I get ~5 tokens/s on an M4 with 32G of RAM, using:
llama-server \
-hf unsloth/Qwen3.6-27B-GGUF:Q4_K_M \
--no-mmproj \
--fit on \
-np 1 \
-c 65536 \
--cache-ram 4096 -ctxcp 2 \
--jinja \
--temp 0.6 \
--top-p 0.95 \
--top-k 20 \
--min-p 0.0 \
--presence-penalty 0.0 \
--repeat-penalty 1.0 \
--reasoning on \
--chat-template-kwargs '{"preserve_thinking": true}'
35B-A3B model is at ~25 t/s. For comparison, on an A100 (~RTX 3090 with more memory) they fare respectively at 41 t/s and 97 t/s.I haven't tested the 27B model yet, but 35B-A3B often gets off rails after 15k-20k tokens of context.

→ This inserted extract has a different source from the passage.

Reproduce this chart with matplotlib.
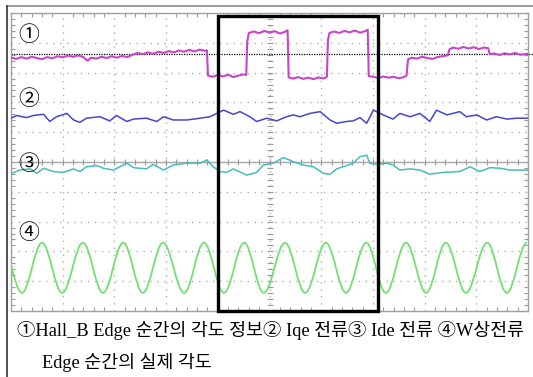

You can have it to do basic things reliably, but certainly not at the level of "frontier" models.
Why use --fit on on an M4? My understanding was that given the unified memory, you should push all layers to the GPU with --n-gpu-layers all. Setting --flash-attn on and --no-mmap may also get you better results.
When you say tok/s here are you describing the prefill (prompt eval) token/s or the output generation tok/s?
(Btw I believe the "--jinja" flag is by default true since sometime late 2025, so not needed anymore)
How is the quality of model answers to your queries? Are they stable over time?
I am wondering how to measure that anyway.
Using opencode and Qwen-Coder-Next I get it reliably up to about 85k before it takes too long to respond.
I tried the other qwen models and the reasoning stuff seems to do more harm than good.
We also made some dynamic MLX ones if they help - it might be faster for Macs, but llama-server definitely is improving at a fast pace.